Recipe: Pomegranate Tonics — Recipes from The Kitchn

December 28, 2017


I'm an avowed gin & tonic lover: I love the way the lime zest hits my nose just as I'm about to take a sip. I love the sparkle and bite of the tonic, with its mysterious quinine flavor. And I do love a juniper-forward gin — usually. But during the holidays, when cooking can mean hours at a time in the kitchen, I veer more towards mocktails, which add to the festive atmosphere without leaving me drunk and exhausted before dinner even starts.

Enter: pomegranate molasses, which is just pomegranate juice that's been cooked down, sometimes with sugar, until it reaches the consistency of a thick syrup, almost like honey. Although it doesn't taste anything like gin, in a glass with tonic, it can serve the same purpose — it offers some bite and some sweetness, along with the deep, toasty flavor of the molasses. (The more tart the syrup, the less sweet the cocktail — so look for a pomegranate molasses without sugar, if you like things on the savory side.)

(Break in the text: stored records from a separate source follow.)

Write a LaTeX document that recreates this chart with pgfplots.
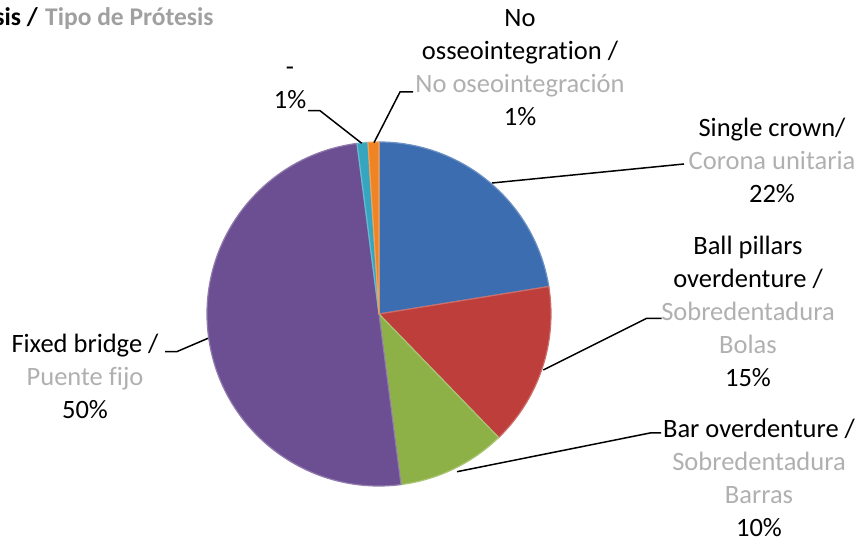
\documentclass[border=0pt]{standalone}
\usepackage{pgfplots}
\pgfplotsset{compat=1.18}
\usepackage{pgfplotstable}
\usepackage{fontspec}
\setmainfont{Carlito}[Ligatures={NoCommon}]
\definecolor{cBlue}{HTML}{3C6DB0}
\definecolor{cRed}{HTML}{BD3E3A}
\definecolor{cGreen}{HTML}{8DB147}
\definecolor{cPurple}{HTML}{6C4F92}
\definecolor{cCyan}{HTML}{35A5C0}
\definecolor{cOrange}{HTML}{EE8424}
\definecolor{lg}{HTML}{B0B0B0}
\definecolor{tg}{HTML}{A0A0A0}
\pgfplotstableread{
slice count
1 22
2 15
3 10
4 49
5 1
6 1
}\piedata
\newcommand\lbl{\fontsize{26.5}{33}\selectfont}
\begin{document}
\begin{tikzpicture}
\pgfplotstablegetelem{0}{count}\of\piedata \edef\cA{\pgfplotsretval}
\pgfplotstablegetelem{1}{count}\of\piedata \edef\cB{\pgfplotsretval}
\pgfplotstablegetelem{2}{count}\of\piedata \edef\cC{\pgfplotsretval}
\pgfplotstablegetelem{3}{count}\of\piedata \edef\cD{\pgfplotsretval}
\pgfplotstablegetelem{4}{count}\of\piedata \edef\cE{\pgfplotsretval}
\pgfplotstablegetelem{5}{count}\of\piedata \edef\cF{\pgfplotsretval}
\pgfmathsetmacro\tot{\cA+\cB+\cC+\cD+\cE+\cF}
\pgfmathsetmacro\aA{90}
\pgfmathsetmacro\aB{\aA-\cA/\tot*360}
\pgfmathsetmacro\aC{\aB-\cB/\tot*360}
\pgfmathsetmacro\aD{\aC-\cC/\tot*360}
\pgfmathsetmacro\aE{\aD-\cD/\tot*360}
\pgfmathsetmacro\aF{\aE-\cE/\tot*360}
\pgfmathsetmacro\aG{\aF-\cF/\tot*360}
\newcommand\slice[3]{\fill[#1, draw=#1!75!white, line width=1.2pt, line join=round] (axis cs:379,229) -- (axis cs:{379+172*cos(#2)},{229+172*sin(#2)}) arc[start angle=#2, end angle=#3, radius=172pt] -- cycle;}
\begin{axis}[name=ax, width=861pt, height=543pt, scale only axis, xmin=0, xmax=861, ymin=0, ymax=543, enlargelimits=false, axis lines=none, clip=false]
\slice{cBlue}{\aA}{\aB}
\slice{cRed}{\aB}{\aC}
\slice{cGreen}{\aC}{\aD}
\slice{cPurple}{\aD}{\aE}
\slice{cCyan}{\aE}{\aF}
\slice{cOrange}{\aF}{\aG}
% leaders
\draw[line width=1.5pt] (axis cs:308,432.3) -- (axis cs:320,432.3) -- (axis cs:361.7,399.7);
\draw[line width=1.5pt] (axis cs:413,451) -- (axis cs:400,451) -- (axis cs:374,400.3);
\draw[line width=1.5pt] (axis cs:684,379) -- (axis cs:492,360);
\draw[line width=1.5pt] (axis cs:661.7,224.7) -- (axis cs:646.7,224.7) -- (axis cs:543.3,173);
\draw[line width=1.5pt] (axis cs:661,110) -- (axis cs:650,110) -- (axis cs:457,71.3);
\draw[line width=1.5pt] (axis cs:165,191.3) -- (axis cs:176.7,191.3) -- (axis cs:208,204.7);
% labels
\node[anchor=base east, inner sep=0pt, font=\fontsize{25.5}{30}\selectfont\bfseries] at (axis cs:38,517) {sis /};
\node[anchor=base west, inner sep=0pt, font=\fontsize{25.5}{30}\selectfont\bfseries, text=tg] at (axis cs:45,517) {Tipo de Prótesis};
\node[align=center, font=\lbl] at (axis cs:520,475.5) {No\\osseointegration /\\\textcolor{lg}{No oseointegración}\\1\%};
\node[align=center, font=\lbl] at (axis cs:290,455.5) {-\\1\%};
\node[align=center, font=\lbl] at (axis cs:772,383) {Single crown/\\\textcolor{lg}{Corona unitaria}\\22\%};
\node[align=center, font=\lbl] at (axis cs:748,231.5) {Ball pillars\\overdenture /\\\textcolor{lg}{Sobredentadura}\\\textcolor{lg}{Bolas}\\15\%};
\node[align=center, font=\lbl] at (axis cs:759,65.5) {Bar overdenture /\\\textcolor{lg}{Sobredentadura}\\\textcolor{lg}{Barras}\\10\%};
\node[align=center, font=\lbl] at (axis cs:85,167) {Fixed bridge /\\\textcolor{lg}{Puente fijo}\\50\%};
\end{axis}
\pgfresetboundingbox
\path[use as bounding box] (ax.south west) rectangle (ax.north east);
\end{tikzpicture}
\end{document}
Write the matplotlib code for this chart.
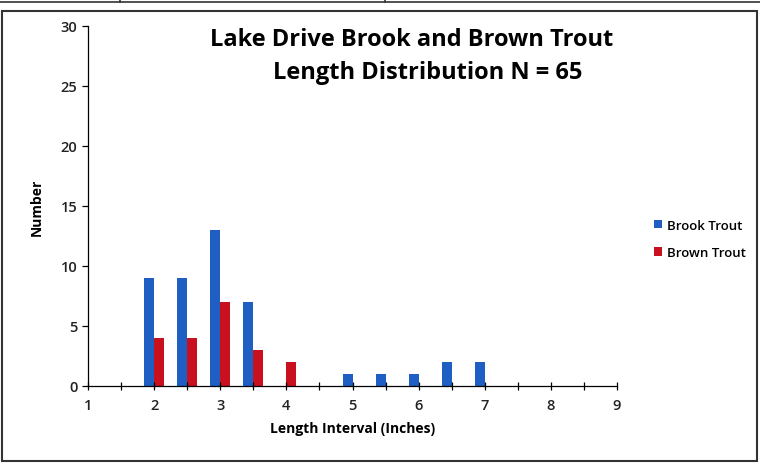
import matplotlib
matplotlib.use("Agg")
import matplotlib.pyplot as plt
from matplotlib.patches import Rectangle
from matplotlib.lines import Line2D
import numpy as np

intervals = [2, 2.5, 3, 3.5, 4, 5, 5.5, 6, 6.5, 7]
brook = [9, 9, 13, 7, 0, 1, 1, 1, 2, 2]
brown = [4, 4, 7, 3, 2, 0, 0, 0, 0, 0]
xticks = [1, 2, 3, 4, 5, 6, 7, 8, 9]
yticks = [0, 5, 10, 15, 20, 25, 30]

plt.rcParams['font.family'] = ['Open Sans', 'DejaVu Sans']

fig = plt.figure(figsize=(7.6, 4.64), dpi=100)
ax = fig.add_axes([88/760, 1-387/464, (617-88)/760, (387-27)/464])

w = 0.15
x = np.array(intervals)
ax.bar(x - w/2, brook, width=w, color='#1f5fc4', label='Brook Trout')
ax.bar(x + w/2, brown, width=w, color='#c8101e', label='Brown Trout')

ax.set_xlim(1, 9)
ax.set_ylim(0, 30)
ax.set_xticks(xticks)
ax.set_xticks(np.arange(1, 9.01, 0.5), minor=True)
ax.set_yticks(yticks)
for s in ['top', 'right']:
    ax.spines[s].set_visible(False)
ax.spines['left'].set_linewidth(0.9)
ax.spines['bottom'].set_linewidth(0.9)
ax.tick_params(axis='x', which='both', direction='inout', length=6, width=0.9, labelsize=10.5, pad=6)
ax.tick_params(axis='y', direction='out', length=4, width=0.9, labelsize=10.5)
for lab in ax.get_xticklabels() + ax.get_yticklabels():
    lab.set_fontweight('semibold')
    lab.set_color('#222222')

ax.set_xlabel('Length Interval (Inches)', fontsize=10, fontweight='bold', labelpad=6)
ax.set_ylabel('Number', fontsize=10, fontweight='bold', labelpad=12)

fig.text(412/760, 1-40/464, 'Lake Drive Brook and Brown Trout', ha='center', va='center',
         fontsize=17, fontweight='bold')
fig.text(428/760, 1-73/464, 'Length Distribution N = 65', ha='center', va='center',
         fontsize=17, fontweight='bold')

leg = fig.legend(loc='upper left', bbox_to_anchor=(647/760, 1-213/464), frameon=False,
                 fontsize=9.5, handlelength=0.6, handleheight=0.6, handletextpad=0.4,
                 labelspacing=1.1, borderpad=0)
for t in leg.get_texts():
    t.set_fontweight('semibold')

# outer frame
fig.patches.append(Rectangle((2/760, 2/464), 755/760, 1-14/464, transform=fig.transFigure,
                             fill=False, edgecolor='#333333', linewidth=1.5))
fig.lines.append(Line2D([0, 1], [1-3/464, 1-3/464], transform=fig.transFigure, color='#333333', lw=1.2))
for xp in [120, 385]:
    fig.lines.append(Line2D([xp/760, xp/760], [1-3/464, 1], transform=fig.transFigure, color='#333333', lw=1.2))

fig.savefig('out.png', dpi=100)
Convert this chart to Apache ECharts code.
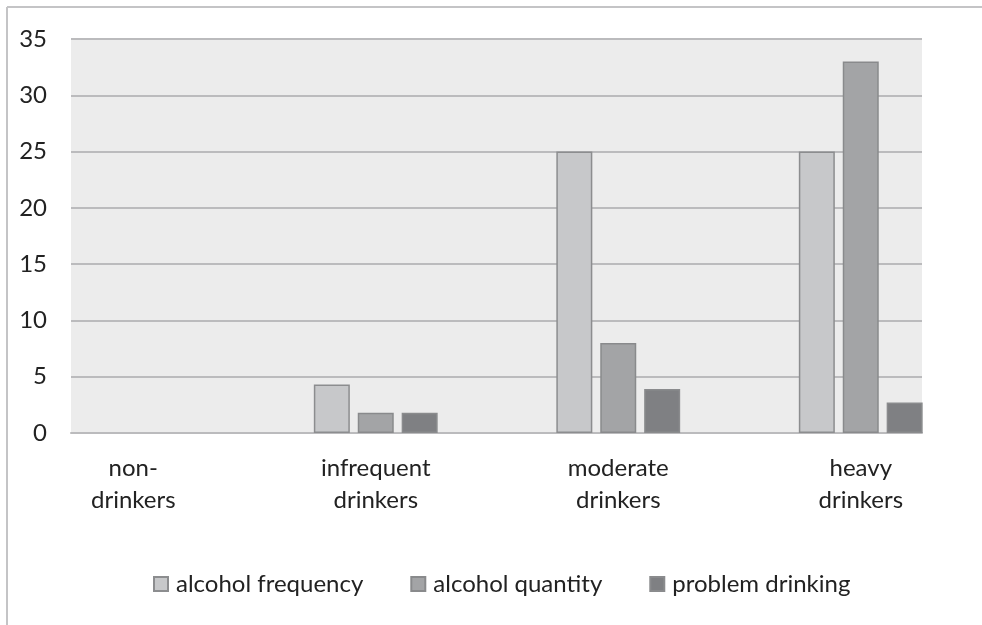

Made from ingredients I usually keep in my pantry, this quick mocktail also has a rich rosy color, so it definitely looks less frilly than most mocktails. Serve it in tall Collins glasses, if you have them, and remember as you pour that the mixture foams up a bit; they're best made just before serving.

Pomegranate Tonics

Serves 4

1/2 cup boiling water
1/4 cup pomegranate molasses
2 tablespoons honey, preferably wildflower
Ice
4 cups tonic water, chilled
Lime twists, for serving

Place the boiling water, pomegranate molasses, and honey in a small jar and whisk until well-blended. Fill 4 tall glasses with ice, then spoon 2 tablespoons of the syrup into each glass. Add about 1/2 cup tonic water to each (the mixture will foam), stir to blend, then add the remaining tonic water. Garnish with the lime twists and serve.

Recipe Notes

  • Make ahead: The pomegranate syrup can be made and stored in the refrigerator and stored for up to 2 weeks.